I am wondering why the tactic apply ... with ... cannot be applied to hypotheses.
Here is an example.
Theorem in_not_nil :
forall A (x : A) (l : list A), In x l -> l <> [].
Proof.
intros A x l H. unfold not. intro Hl. destruct l eqn:HE.
- simpl in H. destruct H.
- discriminate Hl.
Qed.
Lemma in_not_nil_42_take2_no_second_implication :
forall l : list nat, In 42 l -> l <> [].
Proof.
intros l H.
apply in_not_nil with (x := 42).
apply H.
Qed.
The tactic apply ... with ... works well in this lemma where l <> [] is the goal.
Lemma in_not_nil_42_take2 :
forall l : list nat, In 42 l -> l <> [] -> true = true.
Proof.
intros l H1 H2.
apply in_not_nil in H2 with (x := 42).
apply H.
Qed.
However, if we turn l <> [] into one hypothesis, it does not work.

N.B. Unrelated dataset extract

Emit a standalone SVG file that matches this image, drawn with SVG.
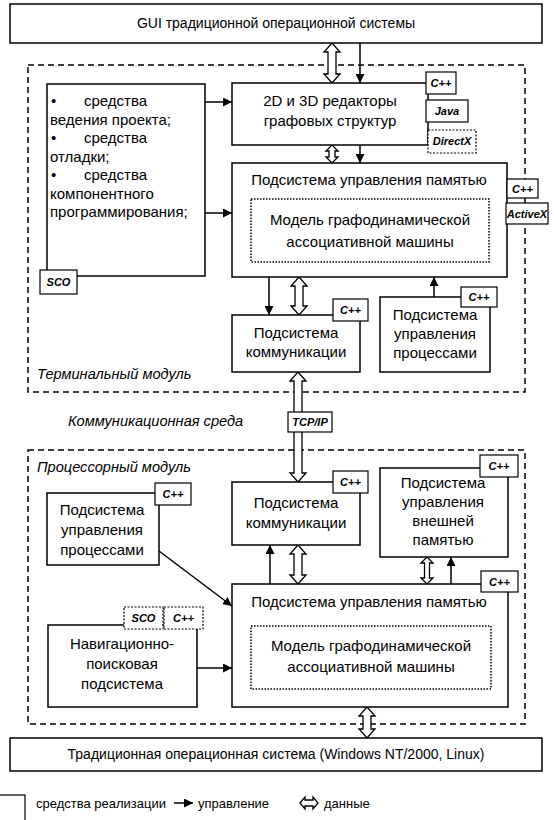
<svg xmlns="http://www.w3.org/2000/svg" width="554" height="820" viewBox="0 0 554 820">
<style>
text{font-family:"Liberation Sans",Arial,sans-serif;font-size:15px;fill:#000}
.c{text-anchor:middle}
.sys{font-size:14px}
.box{fill:#fff;stroke:#000;stroke-width:1.5}
.tag{fill:#fff;stroke:#000;stroke-width:1.2}
.tagd{fill:#fff;stroke:#000;stroke-width:1.2;stroke-dasharray:2 1.5}
.tt{font-size:11px;font-weight:bold;font-style:italic;text-anchor:middle}
.mod{fill:none;stroke:#000;stroke-width:1.5;stroke-dasharray:6 4}
.dot{fill:none;stroke:#000;stroke-width:1.5;stroke-dasharray:1.5 1.5}
.lbl{font-style:italic;font-size:14.6px}
.leg{font-size:13px}
.ctl{fill:none;stroke:#000;stroke-width:1.5;marker-end:url(#ah)}
.dat{fill:#fff;stroke:#000;stroke-width:1.3;stroke-linejoin:miter}
</style>
<defs>
<marker id="ah" viewBox="0 0 10 10" refX="10" refY="5" markerWidth="6" markerHeight="6" markerUnits="strokeWidth" orient="auto"><path d="M0,0 L10,5 L0,10 Z" fill="#000"/></marker>
</defs>

<g id="terminal-module"><rect class="mod" x="28" y="65" width="497" height="327"/><text class="lbl" x="37" y="379">Терминальный модуль</text></g>
<g id="processor-module"><rect class="mod" x="28" y="450" width="497" height="274"/><text class="lbl" x="37" y="472">Процессорный модуль</text></g>

<g id="connectors">
<path class="dat" d="M332,43 L340,52 L336,52 L336,74 L340,74 L332,83 L324,74 L328,74 L328,52 L324,52 Z"/>
<line class="ctl" x1="360" y1="43" x2="360" y2="83"/>
<path class="dat" d="M332,145 L338,151 L335,151 L335,157 L338,157 L332,163 L326,157 L329,157 L329,151 L326,151 Z"/>
<line class="ctl" x1="360" y1="145" x2="360" y2="163"/>
<line class="ctl" x1="205" y1="102" x2="232" y2="102"/>
<line class="ctl" x1="205" y1="213" x2="232" y2="213"/>
<line class="ctl" x1="269" y1="277" x2="269" y2="315"/>
<path class="dat" d="M299,277 L307,286 L303,286 L303,306 L307,306 L299,315 L291,306 L295,306 L295,286 L291,286 Z"/>
<line class="ctl" x1="434" y1="297" x2="434" y2="277"/>
<path class="dat" d="M298,372 L306,381 L302,381 L302,473 L306,473 L298,482 L290,473 L294,473 L294,381 L290,381 Z"/>
<line class="ctl" x1="270" y1="584" x2="270" y2="545"/>
<path class="dat" d="M298,545 L306,554 L302,554 L302,575 L306,575 L298,584 L290,575 L294,575 L294,554 L290,554 Z"/>
<path class="dat" d="M427,557 L433,563 L429.5,563 L429.5,578 L433,578 L427,584 L421,578 L424.5,578 L424.5,563 L421,563 Z"/>
<line class="ctl" x1="451" y1="584" x2="451" y2="557"/>
<line class="ctl" x1="159" y1="551" x2="232" y2="606"/>
<line class="ctl" x1="197" y1="668" x2="232" y2="668"/>
<path class="dat" d="M367,707 L375,716 L371,716 L371,729 L375,729 L367,738 L359,729 L363,729 L363,716 L359,716 Z"/>
</g>

<g id="gui"><rect class="box" x="10" y="4" width="532" height="39"/><text class="c sys" x="276" y="28">GUI традиционной операционной системы</text></g>

<g id="tools">
<rect class="box" x="47" y="84" width="158" height="192"/>
<text x="51" y="106">•</text><text x="84" y="106">средства</text>
<text x="50" y="124.5">ведения проекта;</text>
<text x="51" y="143">•</text><text x="84" y="143">средства</text>
<text x="50" y="161.5">отладки;</text>
<text x="51" y="180">•</text><text x="84" y="180">средства</text>
<text x="50" y="198.5">компонентного</text>
<text x="50" y="217">программирования;</text>
<rect class="tag" x="40" y="270" width="37" height="24"/><text class="tt" x="58.5" y="286">SCO</text>
</g>

<g id="editors">
<rect class="box" x="232" y="83" width="196" height="62"/>
<text class="c" x="330" y="106">2D и 3D редакторы</text>
<text class="c" x="330" y="126">графовых структур</text>
<rect class="tag" x="426" y="72" width="30" height="22"/><text class="tt" x="441" y="87">C++</text>
<rect class="tag" x="426" y="100" width="42" height="22"/><text class="tt" x="447" y="115">Java</text>
<rect class="tagd" x="428" y="130" width="48" height="23"/><text class="tt" x="452" y="145">DirectX</text>
</g>

<g id="memory-terminal">
<rect class="box" x="232" y="163" width="275" height="114"/>
<text class="c" x="369" y="185">Подсистема управления памятью</text>
<rect class="dot" x="251" y="199" width="238" height="63"/>
<text class="c" x="370" y="225">Модель графодинамической</text>
<text class="c" x="370" y="247">ассоциативной машины</text>
<rect class="tag" x="507" y="179" width="31" height="19"/><text class="tt" x="522.5" y="193">C++</text>
<rect class="tag" x="506" y="203" width="42" height="21"/><text class="tt" x="527" y="218">ActiveX</text>
</g>

<g id="comm-terminal">
<rect class="box" x="232" y="315" width="128" height="57"/>
<text class="c" x="296" y="338">Подсистема</text>
<text class="c" x="296" y="357">коммуникации</text>
<rect class="tag" x="333" y="299" width="35" height="22"/><text class="tt" x="350.5" y="314">C++</text>
</g>

<g id="proc-terminal">
<rect class="box" x="380" y="297" width="110" height="75"/>
<text class="c" x="435" y="320">Подсистема</text>
<text class="c" x="435" y="339">управления</text>
<text class="c" x="435" y="358">процессами</text>
<rect class="tag" x="461" y="287" width="36" height="20"/><text class="tt" x="479" y="301">C++</text>
</g>

<g id="comm-medium">
<text class="lbl" x="68" y="426">Коммуникационная среда</text>
<rect class="tag" x="288" y="412" width="44" height="20"/><text class="tt" x="310" y="426">TCP/IP</text>
</g>

<g id="proc-processor">
<rect class="box" x="47" y="493" width="112" height="72"/>
<text class="c" x="102" y="515">Подсистема</text>
<text class="c" x="102" y="535">управления</text>
<text class="c" x="102" y="555">процессами</text>
<rect class="tag" x="155" y="483" width="36" height="22"/><text class="tt" x="173" y="498">C++</text>
</g>

<g id="comm-processor">
<rect class="box" x="232" y="482" width="128" height="63"/>
<text class="c" x="296" y="508">Подсистема</text>
<text class="c" x="296" y="528">коммуникации</text>
<rect class="tag" x="333" y="471" width="35" height="22"/><text class="tt" x="350.5" y="486">C++</text>
</g>

<g id="ext-memory">
<rect class="box" x="380" y="468" width="128" height="89"/>
<text class="c" x="443" y="488">Подсистема</text>
<text class="c" x="443" y="507">управления</text>
<text class="c" x="443" y="526">внешней</text>
<text class="c" x="443" y="545">памятью</text>
<rect class="tag" x="480" y="455" width="38" height="22"/><text class="tt" x="499" y="470">C++</text>
</g>

<g id="memory-processor">
<rect class="box" x="232" y="584" width="276" height="123"/>
<text class="c" x="369" y="607">Подсистема управления памятью</text>
<rect class="dot" x="251" y="626" width="240" height="63"/>
<text class="c" x="371" y="651">Модель графодинамической</text>
<text class="c" x="371" y="672">ассоциативной машины</text>
<rect class="tag" x="481" y="571" width="37" height="21"/><text class="tt" x="499.5" y="586">C++</text>
</g>

<g id="navigation">
<rect class="box" x="48" y="625" width="149" height="82"/>
<text class="c" x="122" y="649">Навигационно-</text>
<text class="c" x="122" y="669">поисковая</text>
<text class="c" x="122" y="689">подсистема</text>
<rect class="tagd" x="124" y="607" width="39" height="22"/><text class="tt" x="143.5" y="622">SCO</text>
<rect class="tagd" x="164" y="607" width="39" height="22"/><text class="tt" x="183.5" y="622">C++</text>
</g>

<g id="os"><rect class="box" x="10" y="738" width="532" height="33"/><text class="c sys" x="276" y="759">Традиционная операционная система (Windows NT/2000, Linux)</text></g>

<g id="legend">
<rect class="tag" x="-3" y="795" width="28" height="30"/>
<text class="leg" x="36" y="808">средства реализации</text>
<line class="ctl" x1="174" y1="803" x2="193" y2="803"/>
<text class="leg" x="198" y="808">управление</text>
<path class="dat" d="M300,803 L305,797 L305,800 L313,800 L313,797 L318,803 L313,809 L313,806 L305,806 L305,809 Z"/>
<text class="leg" x="324" y="808">данные</text>
</g>
</svg>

I would like to know why it doesn’t work and how we can solve it.
Thank you!
Not exactly. Essentially l<>[] is the same as l=[]-> False. Now if you have another hypothesis of the form l=[] (check the example). You can apply chain in the hypothesis to reach a conclusion.
A: Type
l: list A
Negated: l <> []
H2: l = []
------------------------------
42 = 0
Applying unfold not gets us to this.
unfold not in *.
A : Type
l: list A
Negated: l = [] -> False
H2: l = []
------------------------------
42 = 0
apply Negated in H2.
A : Type
l: list A
Negated: l = [] -> False
H2: *False*
------------------------------
42 = 0
destruct H2. (*finishes the proof, since anything can be proved from false hypotheses*)
More importantly a<>b is an implication (X->Y) rule and needs this 2 step process of unfolding and application which is where you have the problem.

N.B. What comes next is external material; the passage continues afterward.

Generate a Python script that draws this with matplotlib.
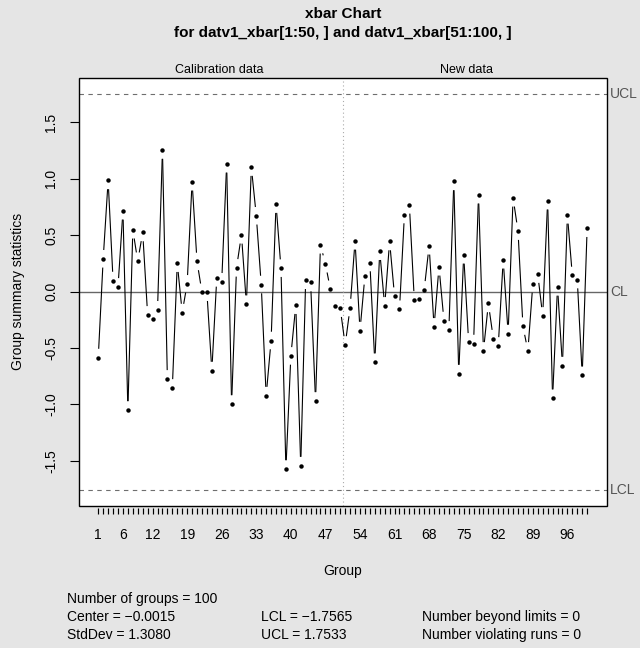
import numpy as np
import matplotlib
matplotlib.use("Agg")
import matplotlib.pyplot as plt
from matplotlib.transforms import blended_transform_factory

plt.rcParams['font.family'] = ['Liberation Sans', 'DejaVu Sans']

# group means, calibration (1-50) and new data (51-100)
stats = [-0.585, 0.290, 0.984, 0.097, 0.041, 0.715, -1.049, 0.547, 0.269, 0.523,
         -0.207, -0.239, -0.162, 1.253, -0.774, -0.854, 0.251, -0.186, 0.068, 0.972,
         0.266, -0.006, -0.006, -0.700, 0.121, 0.086, 1.131, -0.996, 0.210, 0.502,
         -0.112, 1.102, 0.671, 0.062, -0.922, -0.434, 0.774, 0.207, -1.572, -0.570,
         -0.121, -1.542, 0.100, 0.080, -0.969, 0.414, 0.245, 0.021, -0.124, -0.148,
         -0.473, -0.142, 0.449, -0.346, 0.139, 0.257, -0.626, 0.357, -0.127, 0.443,
         -0.041, -0.157, 0.682, 0.768, -0.074, -0.065, 0.015, 0.405, -0.313, 0.219,
         -0.257, -0.340, 0.975, -0.727, 0.325, -0.446, -0.461, 0.857, -0.526, -0.106,
         -0.417, -0.482, 0.281, -0.372, 0.830, 0.535, -0.307, -0.526, 0.068, 0.154,
         -0.216, 0.804, -0.945, 0.041, -0.656, 0.679, 0.142, 0.106, -0.742, 0.561]
n_calib = 50
center = -0.0015
std_dev = 1.3080
lcl = -1.7565
ucl = 1.7533
xtick_labels = [1, 6, 12, 19, 26, 33, 40, 47, 54, 61, 68, 75, 82, 89, 96]
ytick_values = [-1.5, -1.0, -0.5, 0.0, 0.5, 1.0, 1.5]

groups = np.arange(1, len(stats) + 1)
y = np.array(stats)


def fmt(v):
    return ('%.4f' % v).replace('-', '\u2212')


W, H = 640, 648
fig = plt.figure(figsize=(W / 100, H / 100), dpi=100, facecolor='#e5e5e5')
ax = fig.add_axes([78.7 / W, 1 - 505.7 / H, 528 / W, 428 / H])
ax.set_facecolor('white')

# R style 4% axis extension
lo, hi = min(y.min(), lcl), max(y.max(), ucl)
ext = 0.04 * (hi - lo)
ax.set_ylim(lo - ext, hi + ext)
xext = 0.04 * (len(stats) - 1)
ax.set_xlim(1 - xext, len(stats) + xext)

# control limits
ax.axhline(center, color='#666666', lw=1.0)
ax.axhline(ucl, color='#6e6e6e', lw=0.8, linestyle=(0, (4, 4)))
ax.axhline(lcl, color='#6e6e6e', lw=0.8, linestyle=(0, (4, 4)))
ax.axvline(n_calib + 0.5, color='#aaaaaa', lw=0.8, linestyle=(0, (1, 2.5)))

# lines with gaps around the points (like type = "b")
gap = 8.8
pts = ax.transData.transform(np.column_stack([groups, y]))
inv = ax.transData.inverted()
for i in range(len(pts) - 1):
    p0, p1 = pts[i], pts[i + 1]
    d = np.hypot(*(p1 - p0))
    if d > 2 * gap:
        f = gap / d
        a = inv.transform(p0 + f * (p1 - p0))
        b = inv.transform(p1 + f * (p0 - p1))
        ax.plot([a[0], b[0]], [a[1], b[1]], color='black', lw=0.8,
                solid_capstyle='butt')
ax.plot(groups, y, linestyle='none', marker='o', ms=3.2, color='black',
        markeredgewidth=0)

# axes frame and ticks
for s in ax.spines.values():
    s.set_visible(False)
ax.add_patch(plt.Rectangle((0, 0), 1, 1, transform=ax.transAxes, fill=False,
                           edgecolor='black', lw=1.0, clip_on=False, zorder=5))
ax.spines['bottom'].set_visible(True)
ax.spines['bottom'].set_color('none')
ax.spines['bottom'].set_position(('outward', 1.5))
ax.spines['left'].set_visible(True)
ax.spines['left'].set_color('none')

ax.set_xticks(groups)
ax.set_xticklabels([str(g) if g in xtick_labels else '' for g in groups])
ax.tick_params(axis='x', length=4.5, width=0.85, pad=10, labelsize=10)
ax.set_yticks(ytick_values)
ax.set_yticklabels(['%.1f' % v for v in ytick_values])
ax.tick_params(axis='y', length=6.8, width=0.8, pad=8, labelsize=10,
               labelrotation=90)
for lab in ax.get_yticklabels():
    lab.set_va('center')

# limit labels on the right
tr = blended_transform_factory(ax.transAxes, ax.transData)
for val, name in [(ucl, 'UCL'), (center, 'CL'), (lcl, 'LCL')]:
    ax.text(1.006, val, name, transform=tr, ha='left', va='center',
            fontsize=10, color='#555555', clip_on=False)

# section labels above the plot
tr2 = blended_transform_factory(ax.transData, fig.transFigure)
ax.text(np.mean(groups[:n_calib]), 1 - 70 / H, 'Calibration data',
        transform=tr2, ha='center', va='center', fontsize=9)
ax.text(np.mean(groups[n_calib:]), 1 - 70 / H, 'New data',
        transform=tr2, ha='center', va='center', fontsize=9)

# titles and axis labels
cx = (78.7 + 528 / 2) / W
fig.text(cx, 1 - 14 / H, 'xbar Chart', ha='center', va='center',
         fontsize=11, fontweight='bold')
fig.text(cx, 1 - 33 / H, 'for datv1_xbar[1:50, ] and datv1_xbar[51:100, ]',
         ha='center', va='center', fontsize=11, fontweight='bold')
fig.text(cx, 1 - 571 / H, 'Group', ha='center', va='center', fontsize=10)
fig.text(18.5 / W, 1 - 291 / H, 'Group summary statistics', rotation=90,
         ha='center', va='center', fontsize=10)

# summary statistics
rows = [599, 617, 635]
fig.text(67.3 / W, 1 - rows[0] / H, 'Number of groups = %d' % len(stats),
         va='center', fontsize=10)
fig.text(67.3 / W, 1 - rows[1] / H, 'Center = ' + fmt(center),
         va='center', fontsize=10)
fig.text(67.3 / W, 1 - rows[2] / H, 'StdDev = ' + fmt(std_dev),
         va='center', fontsize=10)
fig.text(260.7 / W, 1 - rows[1] / H, 'LCL = ' + fmt(lcl),
         va='center', fontsize=10)
fig.text(260.7 / W, 1 - rows[2] / H, 'UCL = ' + fmt(ucl),
         va='center', fontsize=10)
fig.text(421.6 / W, 1 - rows[1] / H, 'Number beyond limits = 0',
         va='center', fontsize=10)
fig.text(421.6 / W, 1 - rows[2] / H, 'Number violating runs = 0',
         va='center', fontsize=10)

fig.savefig('out.png', dpi=100, facecolor=fig.get_facecolor())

Yes. I understand your example. However, it seems that this is not exactly the question I asked. I am asking how to use tactic apply ... with .... Could you have a clue about how to solve it? Thank you.
Do you mean what does apply ... with ... do? If so then it’s no different than apply tactic. It fixes certain argument values. For example:
Hyp: forall x y : nat, x + y = y + x
---------------------------
42 + 5 = 5 + 42
apply Hyp with (x:=42) (y:=5). (*same as `apply (Hyp 42 5)`*)

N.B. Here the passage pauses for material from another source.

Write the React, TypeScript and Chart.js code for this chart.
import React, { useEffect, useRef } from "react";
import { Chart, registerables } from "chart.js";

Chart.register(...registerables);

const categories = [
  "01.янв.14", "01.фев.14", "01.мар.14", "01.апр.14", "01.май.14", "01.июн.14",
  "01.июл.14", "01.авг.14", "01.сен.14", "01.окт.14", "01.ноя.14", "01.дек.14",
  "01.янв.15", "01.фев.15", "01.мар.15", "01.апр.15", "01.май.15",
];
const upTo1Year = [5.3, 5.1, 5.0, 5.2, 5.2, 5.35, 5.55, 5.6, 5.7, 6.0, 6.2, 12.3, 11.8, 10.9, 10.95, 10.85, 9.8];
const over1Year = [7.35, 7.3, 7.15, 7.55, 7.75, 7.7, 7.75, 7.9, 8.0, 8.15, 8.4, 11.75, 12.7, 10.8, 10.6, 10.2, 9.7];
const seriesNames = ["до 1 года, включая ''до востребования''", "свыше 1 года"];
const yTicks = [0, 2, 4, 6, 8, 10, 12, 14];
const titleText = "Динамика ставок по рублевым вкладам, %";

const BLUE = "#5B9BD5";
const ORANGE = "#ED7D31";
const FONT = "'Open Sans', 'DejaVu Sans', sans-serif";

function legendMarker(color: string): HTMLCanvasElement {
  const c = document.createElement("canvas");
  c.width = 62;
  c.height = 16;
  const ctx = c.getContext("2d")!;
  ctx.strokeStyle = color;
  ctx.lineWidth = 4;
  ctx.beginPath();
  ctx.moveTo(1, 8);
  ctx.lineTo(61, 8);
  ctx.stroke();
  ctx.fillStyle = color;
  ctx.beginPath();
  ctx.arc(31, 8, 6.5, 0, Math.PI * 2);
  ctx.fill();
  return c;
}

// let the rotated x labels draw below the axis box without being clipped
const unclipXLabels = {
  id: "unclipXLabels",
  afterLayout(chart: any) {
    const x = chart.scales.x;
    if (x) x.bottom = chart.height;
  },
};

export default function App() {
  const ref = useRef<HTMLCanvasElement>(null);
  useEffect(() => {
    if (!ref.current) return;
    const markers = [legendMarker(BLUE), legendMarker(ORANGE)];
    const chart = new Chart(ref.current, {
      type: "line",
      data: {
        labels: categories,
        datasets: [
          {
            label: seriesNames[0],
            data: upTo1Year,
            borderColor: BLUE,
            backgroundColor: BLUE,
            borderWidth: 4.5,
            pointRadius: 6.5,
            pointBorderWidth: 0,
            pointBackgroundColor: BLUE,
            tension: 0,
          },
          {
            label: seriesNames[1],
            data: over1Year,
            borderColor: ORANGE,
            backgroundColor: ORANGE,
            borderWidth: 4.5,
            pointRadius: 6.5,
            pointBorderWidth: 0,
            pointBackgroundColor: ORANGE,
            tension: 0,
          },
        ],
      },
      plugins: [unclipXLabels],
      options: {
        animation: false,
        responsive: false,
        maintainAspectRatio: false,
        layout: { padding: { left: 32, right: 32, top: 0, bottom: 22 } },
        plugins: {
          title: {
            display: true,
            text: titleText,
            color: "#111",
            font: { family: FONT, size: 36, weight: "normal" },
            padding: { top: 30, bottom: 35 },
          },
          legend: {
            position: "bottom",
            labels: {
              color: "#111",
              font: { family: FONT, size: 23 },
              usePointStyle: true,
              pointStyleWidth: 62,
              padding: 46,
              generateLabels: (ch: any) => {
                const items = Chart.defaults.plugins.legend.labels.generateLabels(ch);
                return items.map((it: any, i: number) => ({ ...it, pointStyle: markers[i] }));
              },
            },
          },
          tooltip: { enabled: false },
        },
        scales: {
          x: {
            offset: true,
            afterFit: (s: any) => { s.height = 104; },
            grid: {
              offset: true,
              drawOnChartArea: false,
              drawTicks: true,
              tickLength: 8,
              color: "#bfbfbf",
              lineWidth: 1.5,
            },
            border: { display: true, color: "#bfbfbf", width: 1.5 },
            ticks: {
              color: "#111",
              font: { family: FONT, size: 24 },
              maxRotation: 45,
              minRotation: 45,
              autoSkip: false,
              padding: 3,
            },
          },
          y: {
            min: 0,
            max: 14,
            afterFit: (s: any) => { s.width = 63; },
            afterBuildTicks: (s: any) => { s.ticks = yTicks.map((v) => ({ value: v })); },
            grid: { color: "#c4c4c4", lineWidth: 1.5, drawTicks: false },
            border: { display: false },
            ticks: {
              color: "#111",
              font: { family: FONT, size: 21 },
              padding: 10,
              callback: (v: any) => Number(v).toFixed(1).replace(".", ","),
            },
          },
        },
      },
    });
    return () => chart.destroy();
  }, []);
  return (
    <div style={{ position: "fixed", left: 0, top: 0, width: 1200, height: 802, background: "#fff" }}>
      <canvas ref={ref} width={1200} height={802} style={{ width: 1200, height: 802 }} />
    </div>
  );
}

---------------------------
No more subgoals.
If your question was why can’t you apply ... with ...in H to (H : l <>[]), that’s better explained in the software foundations link from earlier. It’s because l <> [] = (l=[]) -> False where apply doesn’t …apply.
Let’s be clear. My question is that apply with works in Lemma in_not_nil_42_take2_no_second_implication and doesn’t work in Lemma in_not_nil_42_take2. I am afraid you didn’t look at my questions clearly.
Again, I did read your questions and I am correctly pointing out what you are doing wrong.
You are trying to “backward” reason about the hypothesis which is wrong to do even in paper proofs. Look at the software foundation section relevant here.
In your example of in_not_nil_42_take2. You can apply in_not_nil to H1 not H2.
Applying to H1 is essentially reasoning “forward”.
l: list nat
H1: In 42 l
H2: l <> []
----------------
apply in_not_nil in H1.
l: list nat
H1: l <> []
H2: l <> []
----------------
In verbose: It is established that (42 is in l : H1), now from previous result (in_not_nil) you can conclude that l is not empty.
However what you are attempting is apply to H2: "I know l is not empty, from that I want to establish that 42 is in l, which is wrong. There might be many reasons why l is not empty say perhaps 5 is in l.
In fact to say that “some x” is in l you need to prove a result similar to in_not_nil in the other direction (which is l <> [] -> exists x, In x l).
correct: forall l : list nat, l <> [] -> exists x : nat, In x l
l: list nat
H1: In 42 l
H2: l <> []
------------------------------
apply correct in H2.
correct: forall l : list nat, l <> [] -> exists x : nat, In x l
l: list nat
H1: In 42 l
H2: exists x : nat, In x l (*Saying some x is in l and hence it is not empty*)
------------------------------
I hope this clarifies your questions. I don’t think I can add anything new outside of this.
Regards.
I am really sorry. I misunderstood you. The lemma like correct works very well. So, “backward reason” can never work on hypotheses (including applying external lemmas) in Coq. Thank you very much for your help!